CodingMotif: exact determination of overrepresented nucleotide motifs in coding sequences.
Document Type
Article
Publication Date
2-14-2012
Keywords
Algorithms, Chromatin Immunoprecipitation, Codon, DNA, Genomics, Humans, Nucleotide Motifs, Open Reading Frames, RNA, Software, Transcription Factors, Untranslated Regions
JAX Source
BMC Bioinformatics 2012 Feb 14; 13:32.
PMID
22333114
Volume
13
First Page
32
Last Page
32
ISSN
1471-2105
Abstract
BACKGROUND: It has been increasingly appreciated that coding sequences harbor regulatory sequence motifs in addition to encoding for protein. These sequence motifs are expected to be overrepresented in nucleotide sequences bound by a common protein or small RNA. However, detecting overrepresented motifs has been difficult because of interference by constraints at the protein level. Sampling-based approaches to solve this problem based on codon-shuffling have been limited to exploring only an infinitesimal fraction of the sequence space and by their use of parametric approximations.

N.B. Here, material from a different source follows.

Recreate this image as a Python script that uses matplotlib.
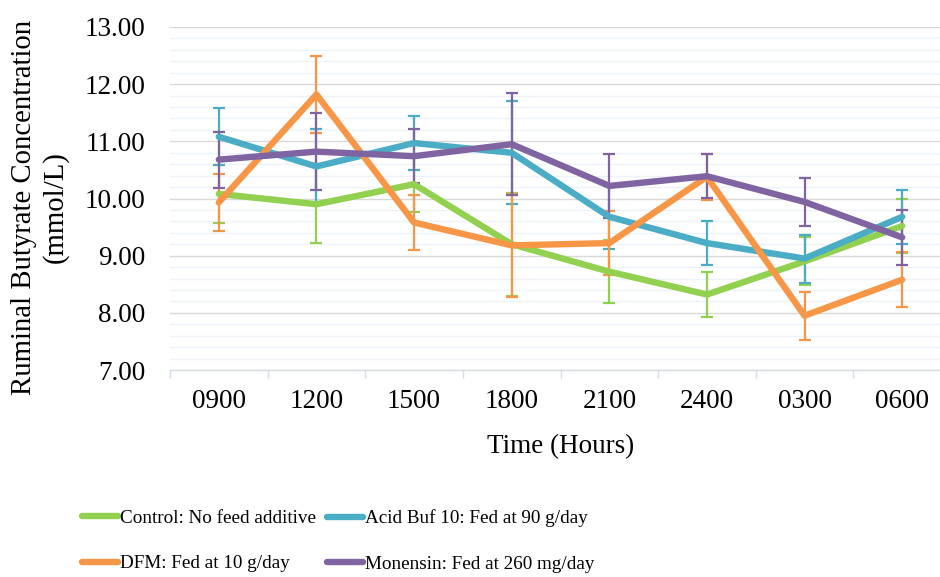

RESULTS: We present a novel O(N(log N)2)-time algorithm, CodingMotif, to identify nucleotide-level motifs of unusual copy number in protein-coding regions. Using a new dynamic programming algorithm we are able to exhaustively calculate the distribution of the number of occurrences of a motif over all possible coding sequences that encode the same amino acid sequence, given a background model for codon usage and dinucleotide biases. Our method takes advantage of the sparseness of loci where a given motif can occur, greatly speeding up the required convolution calculations. Knowledge of the distribution allows one to assess the exact non-parametric p-value of whether a given motif is over- or under- represented. We demonstrate that our method identifies known functional motifs more accurately than sampling and parametric-based approaches in a variety of coding datasets of various size, including ChIP-seq data for the transcription factors NRSF and GABP.

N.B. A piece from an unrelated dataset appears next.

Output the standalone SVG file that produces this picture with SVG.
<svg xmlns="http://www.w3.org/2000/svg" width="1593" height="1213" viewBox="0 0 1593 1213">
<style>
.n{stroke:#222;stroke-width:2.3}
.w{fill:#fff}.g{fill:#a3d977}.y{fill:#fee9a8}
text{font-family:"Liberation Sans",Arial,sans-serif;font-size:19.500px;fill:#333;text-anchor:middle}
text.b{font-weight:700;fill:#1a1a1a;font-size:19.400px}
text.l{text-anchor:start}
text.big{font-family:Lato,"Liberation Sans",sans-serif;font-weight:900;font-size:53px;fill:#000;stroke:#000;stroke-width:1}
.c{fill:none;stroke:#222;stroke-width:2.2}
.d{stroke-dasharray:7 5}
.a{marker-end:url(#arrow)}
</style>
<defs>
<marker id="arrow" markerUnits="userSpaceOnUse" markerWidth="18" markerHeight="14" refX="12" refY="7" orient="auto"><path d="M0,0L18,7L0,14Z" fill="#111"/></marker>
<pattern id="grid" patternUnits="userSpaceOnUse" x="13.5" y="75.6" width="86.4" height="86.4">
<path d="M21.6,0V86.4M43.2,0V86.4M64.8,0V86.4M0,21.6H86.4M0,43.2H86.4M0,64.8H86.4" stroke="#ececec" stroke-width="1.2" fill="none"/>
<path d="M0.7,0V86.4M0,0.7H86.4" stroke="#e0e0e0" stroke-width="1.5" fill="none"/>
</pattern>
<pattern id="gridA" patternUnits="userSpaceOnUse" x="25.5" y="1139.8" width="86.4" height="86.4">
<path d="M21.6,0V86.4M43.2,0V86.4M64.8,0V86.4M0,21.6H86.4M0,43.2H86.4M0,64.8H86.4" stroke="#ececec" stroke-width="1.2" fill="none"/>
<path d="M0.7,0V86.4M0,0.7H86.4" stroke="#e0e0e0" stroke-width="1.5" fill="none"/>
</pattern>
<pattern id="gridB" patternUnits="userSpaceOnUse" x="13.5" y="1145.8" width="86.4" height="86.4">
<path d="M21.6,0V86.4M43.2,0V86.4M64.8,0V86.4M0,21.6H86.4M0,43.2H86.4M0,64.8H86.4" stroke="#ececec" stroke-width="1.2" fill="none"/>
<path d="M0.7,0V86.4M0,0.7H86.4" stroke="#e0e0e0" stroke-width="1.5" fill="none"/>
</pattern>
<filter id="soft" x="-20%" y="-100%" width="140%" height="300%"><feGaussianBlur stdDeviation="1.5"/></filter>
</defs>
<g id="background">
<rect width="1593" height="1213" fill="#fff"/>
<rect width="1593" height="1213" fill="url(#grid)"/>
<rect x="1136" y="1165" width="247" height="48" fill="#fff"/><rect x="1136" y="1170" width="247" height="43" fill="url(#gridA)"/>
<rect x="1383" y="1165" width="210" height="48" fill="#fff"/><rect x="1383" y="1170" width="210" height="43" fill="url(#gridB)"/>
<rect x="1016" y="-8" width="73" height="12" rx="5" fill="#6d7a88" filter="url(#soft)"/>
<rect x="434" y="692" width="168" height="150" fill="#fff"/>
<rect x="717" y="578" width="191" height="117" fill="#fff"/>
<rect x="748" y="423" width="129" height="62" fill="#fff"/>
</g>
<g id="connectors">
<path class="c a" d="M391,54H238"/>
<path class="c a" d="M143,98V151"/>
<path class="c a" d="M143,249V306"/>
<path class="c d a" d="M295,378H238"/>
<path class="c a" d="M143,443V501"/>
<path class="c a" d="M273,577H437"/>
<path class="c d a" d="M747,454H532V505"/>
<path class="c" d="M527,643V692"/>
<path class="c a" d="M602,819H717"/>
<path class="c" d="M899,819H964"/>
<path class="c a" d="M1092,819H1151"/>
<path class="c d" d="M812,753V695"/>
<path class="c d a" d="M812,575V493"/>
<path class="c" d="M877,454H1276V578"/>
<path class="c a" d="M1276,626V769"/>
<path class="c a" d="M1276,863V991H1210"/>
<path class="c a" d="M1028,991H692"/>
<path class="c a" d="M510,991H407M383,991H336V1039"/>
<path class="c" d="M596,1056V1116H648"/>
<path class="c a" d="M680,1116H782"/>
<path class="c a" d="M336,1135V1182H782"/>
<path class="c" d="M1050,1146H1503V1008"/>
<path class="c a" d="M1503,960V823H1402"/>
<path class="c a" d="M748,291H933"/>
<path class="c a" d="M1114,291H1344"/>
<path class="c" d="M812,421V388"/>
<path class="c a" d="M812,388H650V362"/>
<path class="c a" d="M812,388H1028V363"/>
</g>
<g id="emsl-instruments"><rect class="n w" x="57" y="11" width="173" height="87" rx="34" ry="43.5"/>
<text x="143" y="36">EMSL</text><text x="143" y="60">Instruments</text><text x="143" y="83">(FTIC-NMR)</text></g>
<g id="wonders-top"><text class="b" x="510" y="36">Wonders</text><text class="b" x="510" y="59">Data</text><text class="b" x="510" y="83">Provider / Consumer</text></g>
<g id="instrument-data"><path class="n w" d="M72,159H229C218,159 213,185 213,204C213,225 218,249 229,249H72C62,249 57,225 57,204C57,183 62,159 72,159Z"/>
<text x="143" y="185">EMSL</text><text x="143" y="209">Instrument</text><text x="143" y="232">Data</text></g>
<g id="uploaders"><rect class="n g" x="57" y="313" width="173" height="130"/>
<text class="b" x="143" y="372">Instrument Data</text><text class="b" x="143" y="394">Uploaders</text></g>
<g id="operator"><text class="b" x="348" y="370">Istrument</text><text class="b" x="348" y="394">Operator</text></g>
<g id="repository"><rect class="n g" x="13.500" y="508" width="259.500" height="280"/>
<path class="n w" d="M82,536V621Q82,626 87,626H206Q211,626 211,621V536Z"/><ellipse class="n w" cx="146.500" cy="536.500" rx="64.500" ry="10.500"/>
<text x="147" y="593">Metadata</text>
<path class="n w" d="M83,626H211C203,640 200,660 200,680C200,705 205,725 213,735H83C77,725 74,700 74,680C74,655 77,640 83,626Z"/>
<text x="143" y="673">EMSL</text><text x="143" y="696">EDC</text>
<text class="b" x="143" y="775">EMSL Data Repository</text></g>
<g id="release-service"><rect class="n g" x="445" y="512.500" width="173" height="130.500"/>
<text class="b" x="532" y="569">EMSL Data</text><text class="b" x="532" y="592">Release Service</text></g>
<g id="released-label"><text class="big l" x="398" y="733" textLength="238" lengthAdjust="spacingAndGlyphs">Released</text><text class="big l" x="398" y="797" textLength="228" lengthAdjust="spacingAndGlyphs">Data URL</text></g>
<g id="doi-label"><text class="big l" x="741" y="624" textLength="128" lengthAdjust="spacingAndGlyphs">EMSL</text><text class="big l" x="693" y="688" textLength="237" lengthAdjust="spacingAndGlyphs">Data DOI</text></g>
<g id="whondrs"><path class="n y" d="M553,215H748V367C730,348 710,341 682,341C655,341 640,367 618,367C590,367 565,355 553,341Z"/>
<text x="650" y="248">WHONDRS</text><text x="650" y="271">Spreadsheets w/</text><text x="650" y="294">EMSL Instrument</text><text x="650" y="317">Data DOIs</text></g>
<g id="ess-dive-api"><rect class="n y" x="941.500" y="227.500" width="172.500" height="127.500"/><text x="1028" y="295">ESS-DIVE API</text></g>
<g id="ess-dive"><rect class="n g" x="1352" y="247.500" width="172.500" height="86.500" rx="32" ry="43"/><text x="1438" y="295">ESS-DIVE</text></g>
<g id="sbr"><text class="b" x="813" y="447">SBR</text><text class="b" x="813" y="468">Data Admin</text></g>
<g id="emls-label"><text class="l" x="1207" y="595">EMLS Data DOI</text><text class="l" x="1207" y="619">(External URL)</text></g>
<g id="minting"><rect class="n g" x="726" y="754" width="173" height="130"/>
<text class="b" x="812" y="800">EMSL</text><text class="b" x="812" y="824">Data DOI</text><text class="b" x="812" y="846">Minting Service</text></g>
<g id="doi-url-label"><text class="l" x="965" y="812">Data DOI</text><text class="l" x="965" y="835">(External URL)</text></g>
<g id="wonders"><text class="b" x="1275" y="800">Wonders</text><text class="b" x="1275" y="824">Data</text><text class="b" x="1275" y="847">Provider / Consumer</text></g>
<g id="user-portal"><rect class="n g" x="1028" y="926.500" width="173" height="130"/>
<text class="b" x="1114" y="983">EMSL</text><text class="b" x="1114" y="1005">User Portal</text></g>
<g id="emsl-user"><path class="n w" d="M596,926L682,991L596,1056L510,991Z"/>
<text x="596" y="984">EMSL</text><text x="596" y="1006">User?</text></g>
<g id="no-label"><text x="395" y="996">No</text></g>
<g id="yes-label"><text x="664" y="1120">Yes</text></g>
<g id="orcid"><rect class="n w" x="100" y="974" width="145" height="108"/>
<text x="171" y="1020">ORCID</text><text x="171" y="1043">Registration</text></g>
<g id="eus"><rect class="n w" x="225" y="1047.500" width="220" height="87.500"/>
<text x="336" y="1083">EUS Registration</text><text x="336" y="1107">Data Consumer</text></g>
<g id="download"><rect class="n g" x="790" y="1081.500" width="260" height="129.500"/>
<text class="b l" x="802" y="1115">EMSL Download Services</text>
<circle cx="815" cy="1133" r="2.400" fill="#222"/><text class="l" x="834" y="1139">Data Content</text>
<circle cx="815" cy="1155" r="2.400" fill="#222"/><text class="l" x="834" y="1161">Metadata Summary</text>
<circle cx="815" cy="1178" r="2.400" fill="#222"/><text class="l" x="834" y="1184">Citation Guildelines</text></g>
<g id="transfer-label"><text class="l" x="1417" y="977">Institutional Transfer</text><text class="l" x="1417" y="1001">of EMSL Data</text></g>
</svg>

CONCLUSIONS: CodingMotif provides a theoretically and empirically-demonstrated advance for the detection of motifs overrepresented in coding sequences. We expect CodingMotif to be useful for identifying motifs in functional genomic datasets such as DNA-protein binding, RNA-protein binding, or microRNA-RNA binding within coding regions. A software implementation is available at http://bioinformatics.bc.edu/chuanglab/codingmotif.tar.
Recommended Citation
Ding Y,
Lorenz W,
Chuang J.
CodingMotif: exact determination of overrepresented nucleotide motifs in coding sequences. BMC Bioinformatics 2012 Feb 14; 13:32.